Le 12 octobre 1617 (9), une confrontation violente a lieu entre Jacques et Janeton de Vigier fils de Bertrand, seigneur d’Esparbès et les consuls de Monfort ainsi qu’une vingtaine d’habitants de Monfort dont des Broqueville. Les deux frères veulent empêcher le paiement du denier royal par son père. Apparemment, lorsque la troupe de monfortois arrive à la demeure du sieur Bertrand de Vigier, c’est sa fille Héliane qui les reçoive. Il semblerait qu’elle apaise les choses et acceptent que payer les deniers royaux.
Et en même temps, nous avons Suzanne d’Hélies, femme de Jean de Vigier qui signe sur l’acte de baptême de sa fille Marguerite, en 1685, Suzanne d’Esparbès (10). Elle est dite coseigneuresse dans un document (11). Ce couple a donné deux garçons, Guillaume et Estienne, et 6 filles (Marie, Claire, Marie-Anne (deux fois), Anne et Marguerite). Ils sont tous nés au château d’Esparbès.
Claire de Vigier (vers 1680-1729) a épousé Jean-Pierre Gimat (vers 1675-1755) qui a changé son nom en Gimat d’Esparbès. Ce couple a eu trois enfants, Suzanne née en 1709, Marie-Anne née en 1710 et Etienne-Louis né en 1729. Ce dernier a épousé Marie-Anne Louise de Solirène en 1780. Nous ne connaissons pas leur postérité. Mais nous avons retrouvé au Parlement du Royaume de Navarre à Pau deux actes de dénombrement montrant clairement que le père (hommage fait en 1754) et le fils (hommage fait en 1755, 1761 et 1777), sont coseigneurs d’Esparbès.
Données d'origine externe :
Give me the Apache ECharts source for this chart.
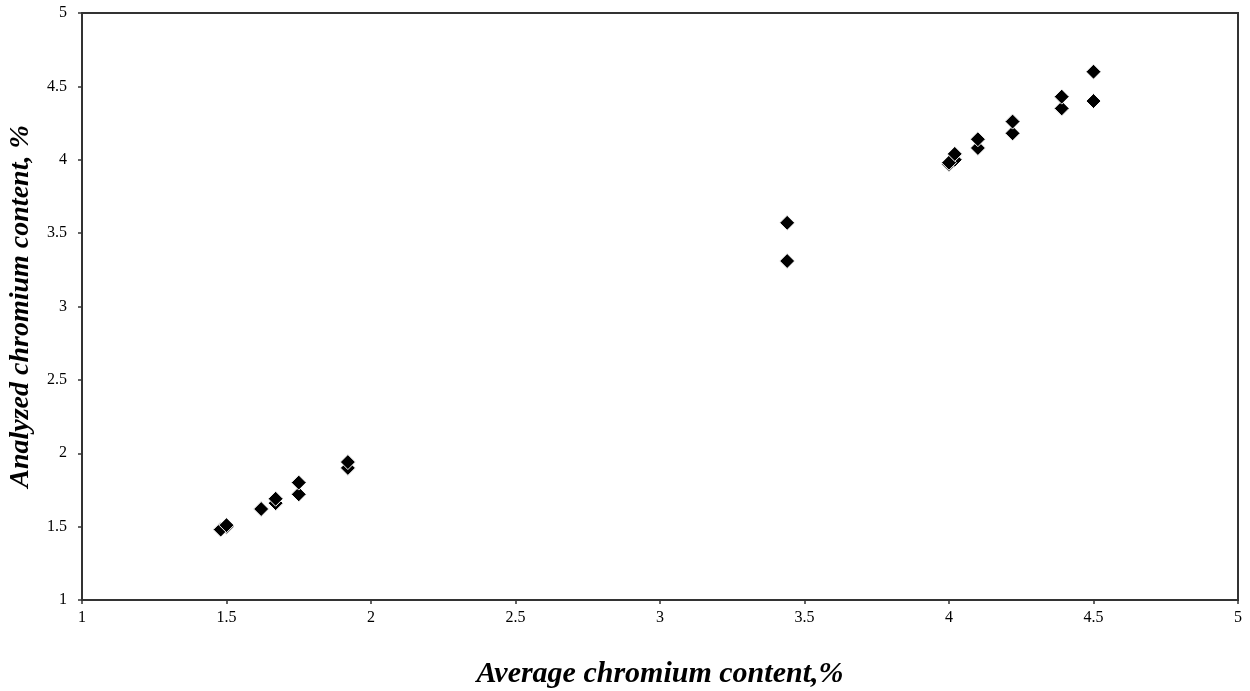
<!DOCTYPE html>
<html>
<head>
<meta charset="utf-8">
<script src="https://cdn.jsdelivr.net/npm/echarts@6/dist/echarts.min.js"></script>
<style>html,body{margin:0;padding:0;background:#fff;}#c{width:1250px;height:691px;}</style>
</head>
<body>
<div id="c"></div>
<script>
var averageContent = [1.48, 1.50, 1.62, 1.67, 1.75, 1.92, 3.44, 4.00, 4.02, 4.10, 4.22, 4.39, 4.50];
var analyzedA = [1.48, 1.51, 1.62, 1.69, 1.80, 1.94, 3.57, 3.98, 4.04, 4.14, 4.26, 4.43, 4.60];
var analyzedB = [1.48, 1.50, 1.62, 1.66, 1.72, 1.90, 3.31, 3.97, 4.00, 4.08, 4.18, 4.35, 4.40];
var xTicks = [1, 1.5, 2, 2.5, 3, 3.5, 4, 4.5, 5];
var yTicks = [1, 1.5, 2, 2.5, 3, 3.5, 4, 4.5, 5];

function pairs(xs, ys) { return xs.map(function (x, i) { return [x, ys[i]]; }); }

var chart = echarts.init(document.getElementById('c'), null, {renderer: 'canvas'});
var font = 'Liberation Serif';
chart.setOption({
  animation: false,
  backgroundColor: '#fff',
  grid: {left: 82, top: 13, right: 12, bottom: 91, show: true, borderColor: '#333', borderWidth: 2,
         containLabel: false, outerBoundsMode: 'none'},
  xAxis: {
    type: 'value', min: xTicks[0], max: xTicks[xTicks.length - 1], interval: 0.5,
    name: 'Average chromium content,%', nameLocation: 'middle', nameGap: 59,
    nameTextStyle: {fontFamily: font, fontSize: 30, fontWeight: 'bold', fontStyle: 'italic', color: '#000'},
    axisLine: {show: true, lineStyle: {color: '#333', width: 2}},
    axisTick: {show: true, length: 4, lineStyle: {color: '#333', width: 1.5}},
    axisLabel: {fontFamily: font, fontSize: 16, color: '#000', margin: 10},
    splitLine: {show: false}
  },
  yAxis: {
    type: 'value', min: yTicks[0], max: yTicks[yTicks.length - 1], interval: 0.5,
    name: 'Analyzed chromium content, %', nameLocation: 'middle', nameGap: 47,
    nameTextStyle: {fontFamily: font, fontSize: 28, fontWeight: 'bold', fontStyle: 'italic', color: '#000'},
    axisLine: {show: true, lineStyle: {color: '#333', width: 2}},
    axisTick: {show: true, length: 4, lineStyle: {color: '#333', width: 1.5}},
    axisLabel: {fontFamily: font, fontSize: 16, color: '#000', margin: 15},
    splitLine: {show: false}
  },
  series: [
    {
      type: 'scatter', name: 'B', data: pairs(averageContent, analyzedB),
      symbol: 'diamond', symbolSize: 15,
      itemStyle: {color: '#000', borderColor: '#fff', borderWidth: 1, opacity: 1}
    },
    {
      type: 'scatter', name: 'A', data: pairs(averageContent, analyzedA),
      symbol: 'diamond', symbolSize: 15,
      itemStyle: {color: '#000', borderColor: '#fff', borderWidth: 1, opacity: 1}
    }
  ]
});
</script>
</body>
</html>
En 1786, il semblerait que certaines parties d’Esparbès passent encore dans d’autres mains. Toujours au même Parlement de Navarre, on trouve l’hommage du sieur de Solirène, procureur du roi en la juridiction de Monfort pour les directs de Canet et d’Esparbès qu’il a acquis du sieur de Bonnefont habitant du lieu de Fieux. Or le sieur de Bonnefont est l’époux de Catherine de Vigier qui fait hommage, le 6 juin 1760, pour la terre d’Esparbès. Catherine est la fille de François de Vigier, capitaine au régiment de la Couronne.
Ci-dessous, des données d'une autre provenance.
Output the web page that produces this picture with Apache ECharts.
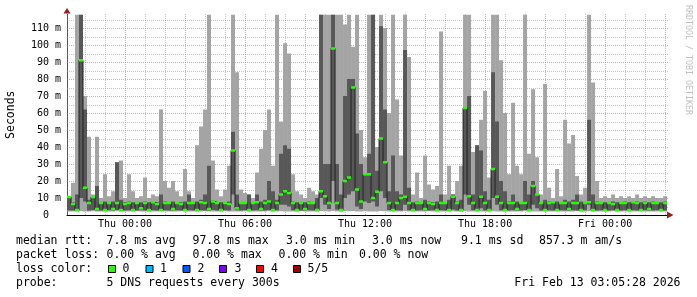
<!DOCTYPE html>
<html><head><meta charset="utf-8">
<script src="https://cdn.jsdelivr.net/npm/echarts@6/dist/echarts.min.js"></script>
<style>html,body{margin:0;padding:0;background:#fff}#c{width:697px;height:297px}</style>
</head><body><div id="c"></div>
<script>
// time in hours relative to Thu 00:00, one sample every 12 minutes
const START_HOUR = -2.9;
const STEP_HOURS = 0.2;
const END_HOUR = 27.08;

const xTickHours = [0, 6, 12, 18, 24];
const xTickLabels = ['Thu 00:00', 'Thu 06:00', 'Thu 12:00', 'Thu 18:00', 'Fri 00:00'];
const yTicks = [0, 10, 20, 30, 40, 50, 60, 70, 80, 90, 100, 110];
const yTickLabels = ['  0  ', ' 10 m', ' 20 m', ' 30 m', ' 40 m', ' 50 m', ' 60 m', ' 70 m', ' 80 m', ' 90 m', '100 m', '110 m'];
const yMajorGrid = [10, 20, 30, 40, 50, 60, 70, 80, 90, 100, 110];
const yMinorGrid = [5, 15, 25, 35, 45, 55, 65, 75, 85, 95, 105, 115];
const xMajorGridHours = [0, 3, 6, 9, 12, 15, 18, 21, 24, 27];
const xMinorGridHours = [-2, -1, 1, 2, 4, 5, 7, 8, 10, 11, 13, 14, 16, 17, 19, 20, 22, 23, 25, 26];

// median rtt (ms)
const median = [
10.6,6.5,3,91,16,7,10.6,3.5,7,3,
7,3.5,7,3,6.5,7,3,7,4,7,
3,7.5,6.5,3,7,7,3.5,7,6.5,3,
7,7,3,7.5,7,3.5,8,7,3,7,
6.5,38,4,7,7,3,7,7.5,3.5,7,
8,3,7,12,14,13,7,3,7,3.5,
7,7,3,14,11,7,98,7,3,20,
22,75,15,8,24,24,10,13.7,45,31,
7,3,7,10,10.8,7,3,7,7,3.5,
7,6.5,3,7,7,3,10.8,7,3,63,
11,7,3,10.8,7,3,27,10.8,7,3,
7,7,3.5,7,7,3,17,12,7,3,
7,7.5,3,7,7,3.5,7,7,3,7,
7.5,3,7,7,3,7,6.5,3,7,7,
3,7.5,7,3,7,3.5,7,7,3,7
];
// smallest ping (ms)
const pingMin = [
2.0,2.1,2.0,2.2,2.1,2.0,2.2,2.0,2.1,2.0,
2.1,2.0,2.2,2.0,2.1,2.1,2.0,2.2,2.0,2.1,
2.0,2.1,2.0,2.2,2.0,2.1,2.0,2.1,2.2,2.0,
2.1,2.0,2.1,2.0,2.2,2.1,2.0,2.1,2.0,2.2,
2.0,2.1,2.0,2.1,2.2,2.0,2.1,2.0,2.1,2.0,
2.2,2.0,2.1,2.2,2.1,2.0,2.1,2.0,2.2,2.0,
2.1,2.0,2.1,2.3,2.2,2.1,2.4,2.0,2.1,2.3,
2.2,2.4,2.1,2.0,2.2,2.1,2.0,2.1,2.3,2.2,
2.0,2.1,2.0,2.1,2.2,2.0,2.1,2.0,2.1,2.0,
2.2,2.0,2.1,2.0,2.1,2.0,2.2,2.0,2.1,2.3,
2.1,2.0,2.1,2.0,2.1,2.0,2.2,2.1,2.0,2.1,
2.0,2.1,2.0,2.1,2.2,2.0,2.1,2.0,2.1,2.0,
2.1,2.0,2.2,2.0,2.1,2.0,2.1,2.2,2.0,2.1,
2.2,2.0,2.1,2.0,2.1,2.0,2.2,2.0,2.1,2.0,
2.1,2.0,2.1,2.2,2.0,2.1,2.0,2.1,2.0,2.1
];
// second ping (ms)
const pingLow = [
2.7,2.6,2.8,10,8,2.7,2.9,2.6,2.7,2.6,
2.8,2.6,2.9,2.6,2.7,2.8,2.6,2.7,2.8,2.6,
2.6,2.8,2.7,2.6,2.8,2.7,2.6,2.8,2.7,2.6,
2.8,2.7,2.6,2.8,2.7,2.6,3.0,2.7,2.6,2.8,
2.7,12,2.8,2.7,2.8,2.6,2.7,2.8,2.6,2.7,
3.0,2.6,2.8,6,6,5,2.8,2.6,2.7,2.6,
2.8,2.7,2.6,10,6,3.5,20,3.2,2.6,10,
12,14,5,3.5,8,7,8,5,14,10,
3.0,2.6,2.8,2.7,6,2.8,2.6,2.7,2.8,2.6,
2.7,2.8,2.6,2.8,2.7,2.6,3.2,2.7,2.6,12,
6,2.8,2.6,4,2.7,2.6,10,6,2.8,2.6,
2.7,2.8,2.6,2.7,3,2.6,6,4,2.7,2.6,
2.8,2.7,2.6,2.8,2.7,2.6,2.8,2.7,2.6,2.8,
6,2.6,2.7,2.8,2.6,2.7,2.8,2.6,2.7,2.8,
2.6,2.8,2.7,2.6,2.8,2.6,2.7,2.8,2.6,2.7
];
// fourth ping (ms)
const pingHigh = [
11,7.5,12,118,62,9,11,17,7.5,8,
7.5,8,31,9,7.5,8,7.5,7.5,7.5,8,
7.5,8,7.5,12,8,7.5,8,7.5,7.5,8,
12,7.5,8,9,12,29,8.5,7.5,7.5,7.5,
8,49,12,7.5,7.5,12,7.5,12,8,9,
20,14,9,36,41,39,8,7.5,7.5,7.5,
8,7.5,10,118,30,30,118,30,12,70,
80,80,48,30,24,36,118,26,111,62,
14,35,14,12,97,16,7.5,8,7.5,9,
8,7.5,8,12,7.5,9,12,8,9,63,
70,12,41,38,14,9,84,55,20,14,
8,12,8,7.5,20,12,20,12,7.5,9,
8,8,8,7.5,9,8,9,12,8,7.5,
56,12,8,7.5,7.5,7.5,8,7.5,7.5,8,
7.5,7.5,8,7.5,8,7.5,8,7.5,7.5,8
];
// largest ping (ms)
const pingMax = [
11,19,118,118,70,46,12,46,10,24,
11,14,31,32,10,24,14,10,11,22,
10,12,11,62,20,16,20,14,11,27,
14,10,41,52,62,118,32,15,11,15,
29,118,84,15,13,12,10,25,39,50,
62,29,118,55,101,95,24,14,12,10,
16,14,12,118,118,118,118,118,118,112,
118,99,118,50,34,118,118,40,118,110,
60,118,68,35,118,93,12,25,10,35,
18,15,17,108,12,29,12,20,29,118,
118,37,41,56,73,22,118,118,91,60,
24,66,29,24,118,36,74,34,12,77,
16,10,27,11,56,42,47,23,12,16,
118,78,20,10,11,10,12,10,11,10,
11,10,12,10,11,10,11,10,10,11
];

const MONO = '"DejaVu Sans Mono", monospace';
const hourOf = i => START_HOUR + i * STEP_HOURS;
const smokeData = median.map((m, i) => [hourOf(i), pingMin[i], pingLow[i], pingHigh[i], pingMax[i]]);
const medianData = median.map((m, i) => [hourOf(i), m]);
medianData.push([hourOf(median.length), median[median.length - 1]]);
const greenData = median.map((m, i) => [hourOf(i), m]);

const MINOR = 'rgba(140,140,140,0.5)';
const MAJOR = 'rgba(235,80,80,0.55)';
const gridData = []
  .concat(yMinorGrid.map(v => [START_HOUR, v, 0, 0]))
  .concat(yMajorGrid.map(v => [START_HOUR, v, 0, 1]))
  .concat(xMinorGridHours.map(h => [h, 0, 1, 0]))
  .concat(xMajorGridHours.map(h => [h, 0, 1, 1]));

const chart = echarts.init(document.getElementById('c'), null, {renderer: 'canvas'});
const txt = (text, x, y, align) => ({type: 'text', x: x, y: y, silent: true,
  style: {text: text, font: '11.5px ' + MONO, fill: '#000', textVerticalAlign: 'middle', textAlign: align || 'left'}});
const box = (x, color) => ({type: 'rect', shape: {x: x + 0.5, y: 265.5, width: 7, height: 7}, style: {fill: color, stroke: '#000', lineWidth: 1}, silent: true});

chart.setOption({
  animation: false,
  backgroundColor: '#fff',
  grid: {left: 67, right: 30.3, top: 14.4, bottom: 82, containLabel: false, outerBoundsMode: 'none'},
  xAxis: {
    type: 'value', min: START_HOUR, max: END_HOUR,
    splitLine: {show: false}, axisTick: {show: false},
    axisLine: {show: true, onZero: false, lineStyle: {color: '#000', width: 1}},
    axisLabel: {customValues: xTickHours, formatter: v => xTickLabels[xTickHours.indexOf(v)] || '',
      fontFamily: MONO, fontSize: 10, color: '#000', margin: 4}
  },
  yAxis: {
    type: 'value', min: 0, max: 118,
    splitLine: {show: false}, axisTick: {show: false},
    axisLine: {show: true, onZero: false, lineStyle: {color: '#555', width: 1}},
    axisLabel: {customValues: yTicks, formatter: v => { const k = yTicks.indexOf(v); return k < 0 ? '' : yTickLabels[k]; },
      fontFamily: MONO, fontSize: 10, color: '#000', margin: 6},
    name: 'Seconds', nameLocation: 'middle', nameGap: 50, nameRotate: 90,
    nameTextStyle: {fontFamily: MONO, fontSize: 11.5, color: '#000'}
  },
  series: [
    {
      type: 'custom', z: 1, silent: true, clip: false,
      encode: {x: 0, y: 1},
      data: gridData,
      renderItem: (params, api) => {
        const vertical = api.value(2) === 1, major = api.value(3) === 1;
        let x1, y1, x2, y2;
        if (vertical) {
          const a = api.coord([api.value(0), 0]), b = api.coord([api.value(0), 118]);
          x1 = x2 = Math.round(a[0]) + 0.5; y1 = a[1]; y2 = b[1] - 1;
        } else {
          const a = api.coord([START_HOUR, api.value(1)]), b = api.coord([END_HOUR, api.value(1)]);
          y1 = y2 = Math.round(a[1]) + 0.5; x1 = a[0]; x2 = b[0] + 2;
        }
        return {type: 'line', shape: {x1: x1, y1: y1, x2: x2, y2: y2},
          style: {stroke: major ? MAJOR : MINOR, lineWidth: 1, lineDash: [1, 1]}};
      }
    },
    {
      type: 'custom', z: 2, clip: true,
      encode: {x: 0, y: [1, 2, 3, 4]},
      data: smokeData,
      renderItem: (params, api) => {
        const t = api.value(0);
        const a = api.coord([t, api.value(4)]), b = api.coord([t + STEP_HOURS, api.value(1)]);
        const c = api.coord([t, api.value(3)]), d = api.coord([t + STEP_HOURS, api.value(2)]);
        return {type: 'group', children: [
          {type: 'rect', shape: {x: a[0], y: a[1], width: b[0] - a[0], height: b[1] - a[1]}, style: {fill: '#a4a4a4'}},
          {type: 'rect', shape: {x: c[0], y: c[1], width: d[0] - c[0], height: d[1] - c[1]}, style: {fill: '#585858'}}
        ]};
      }
    },
    {
      type: 'line', z: 3, step: 'end', data: medianData, symbol: 'none', clip: true,
      lineStyle: {color: '#202020', width: 1}
    },
    {
      type: 'custom', z: 4, clip: true,
      encode: {x: 0, y: 1},
      data: greenData,
      renderItem: (params, api) => {
        const t = api.value(0);
        const a = api.coord([t, api.value(1)]), b = api.coord([t + STEP_HOURS, api.value(1)]);
        return {type: 'rect', shape: {x: a[0], y: a[1] - 1.25, width: b[0] - a[0], height: 2.5}, style: {fill: '#26ff00'}};
      }
    }
  ],
  graphic: [
    {type: 'polygon', shape: {points: [[63.5, 13.5], [70.5, 13.5], [67, 8]]}, style: {fill: '#9b1c1c'}, silent: true},
    {type: 'polygon', shape: {points: [[667, 211.5], [667, 218.5], [673.5, 215]]}, style: {fill: '#9b1c1c'}, silent: true},
    {type: 'text', x: 688.5, y: 60, rotation: -Math.PI / 2, silent: true,
      style: {text: 'RRDTOOL / TOBI OETIKER', font: '8.3px ' + MONO, fill: '#c0c0c0', textAlign: 'center', textVerticalAlign: 'middle'}},
    txt('median rtt:', 16, 241), txt('7.8 ms avg', 106.5, 241), txt('97.8 ms max', 192.5, 241),
    txt('3.0 ms min', 286, 241), txt('3.0 ms now', 372, 241), txt('9.1 ms sd', 461, 241), txt('857.3 m am/s', 539, 241),
    txt('packet loss:', 16, 255), txt('0.00 % avg', 106.5, 255), txt('0.00 % max', 192.5, 255),
    txt('0.00 % min', 278.5, 255), txt('0.00 % now', 359, 255),
    txt('loss color:', 16, 269),
    box(108, '#26ff00'), txt('0', 122.5, 269),
    box(145.5, '#00b8ff'), txt('1', 160, 269),
    box(182.5, '#0059ff'), txt('2', 197.5, 269),
    box(219, '#7e00ff'), txt('3', 234.5, 269),
    box(256, '#ff0000'), txt('4', 271, 269),
    box(293, '#a10000'), txt('5/5', 307.5, 269),
    txt('probe:', 16, 283), txt('5 DNS requests every 300s', 106.5, 283),
    txt('Fri Feb 13 03:05:28 2026', 680.5, 283, 'right')
  ]
});
</script></body></html>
Ainsi l’on voit que la seigneurie d’Esparbès passe, en partie, la plupart du temps entre les mains de différentes familles par héritage ou par achat. Et c’est comme cela que l’on avance petit à petit dans la connaissance de la généalogie du château d’Esparbès à défaut d’en trouver une gravure, une photo ou un texte desciptif.
Géry de Broqueville
(1) La généalogie de la famille de Gères est issue du tome III du Nobiliaire de Guyenne et de Gascogne publié en 1860 (pp.13-36).
(2) Sénéchaussée de Lectoure 1648-1660, coté aux Archives départementales du Gers (ADG) B135 (folio 52 vo) qui reprend une pièce de procès de noble Abraham d’Astugue, sieur de Merens, contre noble Julien de Cahuzac, sieur de Saint-Lane, fils de noble Etienne de Saint-Julien, sieur de Saint-Lane.
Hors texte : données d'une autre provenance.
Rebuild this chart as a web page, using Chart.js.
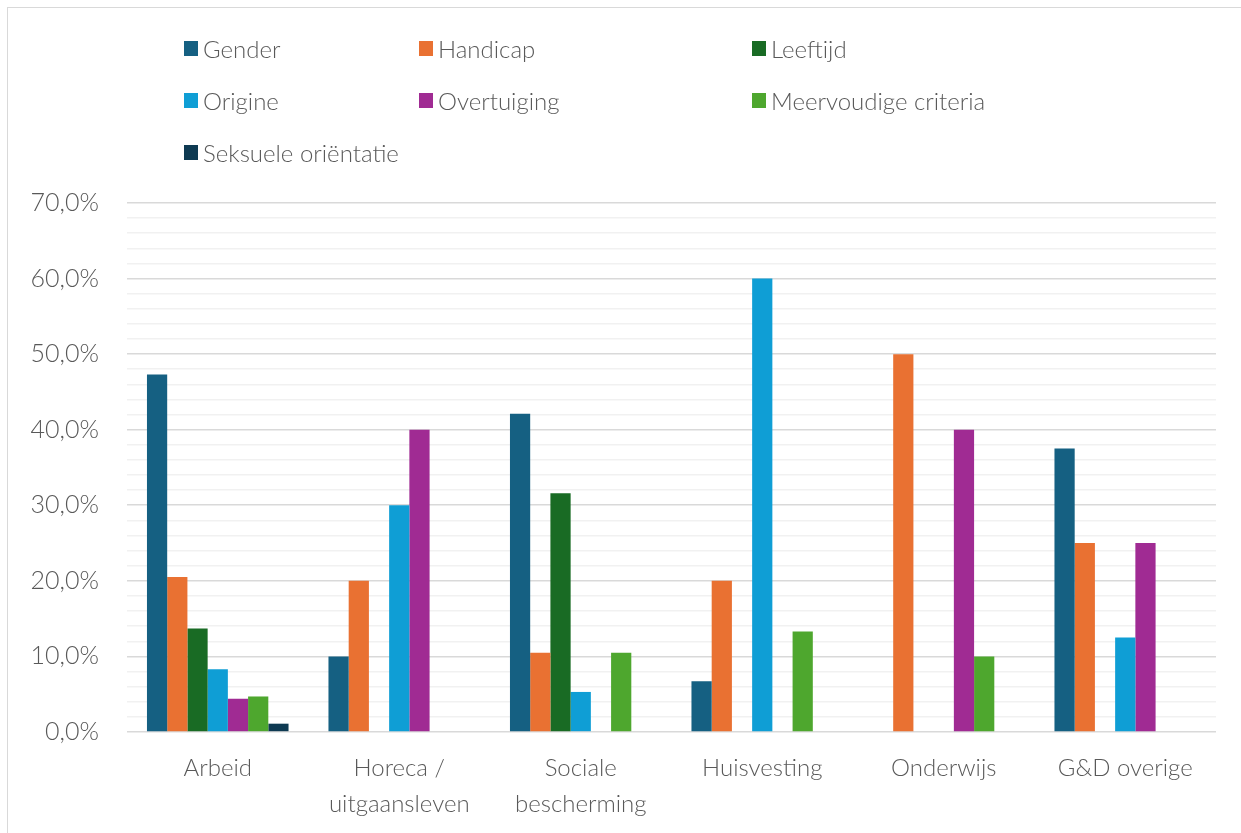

(3) Prosper Laforgue, Histoire de la ville d’Auch depuis les romains jusqu’en 1789, Paris, 1851.
(4) Mérens est situé dans le diocèse d’Auch pas loin de Jegun, de Castéra-Verduzan et du château de Lavardens.
(5) Sénéchaussée de Lectoure 1548-1549, coté aux ADG, B2 folio 113.
(6) Sénéchaussée de Lectoure 1564-1565, coté aux ADG, B13 folio 271 vo
(7) J. Noulens, Document historique sur la maison de Garlard, tome 3, 1874, page 48.
(8) Les six enfants sont Marguerite et Michel, tous les deux nés avant 1636 sans être forcément des jumeaux, Marianne née en 1637, Jacquette née en 1644, Marie née en 1653, Antoine, mort en 1652 et Jeanne, décédée en 1688).
(9) Verbal fait sur la confrontation en ?? des deniers royaux pour Nandin ?? à lui le procureur du roi contre contre le sieur Jacques et Janeton d’Hélies fils du sieur d’Esparbès, pour le syndic de la communauté de Monfort contre le sieur Gimat d’Esparbès. Papiers de Monfort (ref : 9793)
(10) . Je ne sais de qui elle descend. Elle est peut-être la soeur de Marguerite.
(11) Extrait d’un procès se déroulant à Monfort sous la supervision de la Justice royale de Mauvezin.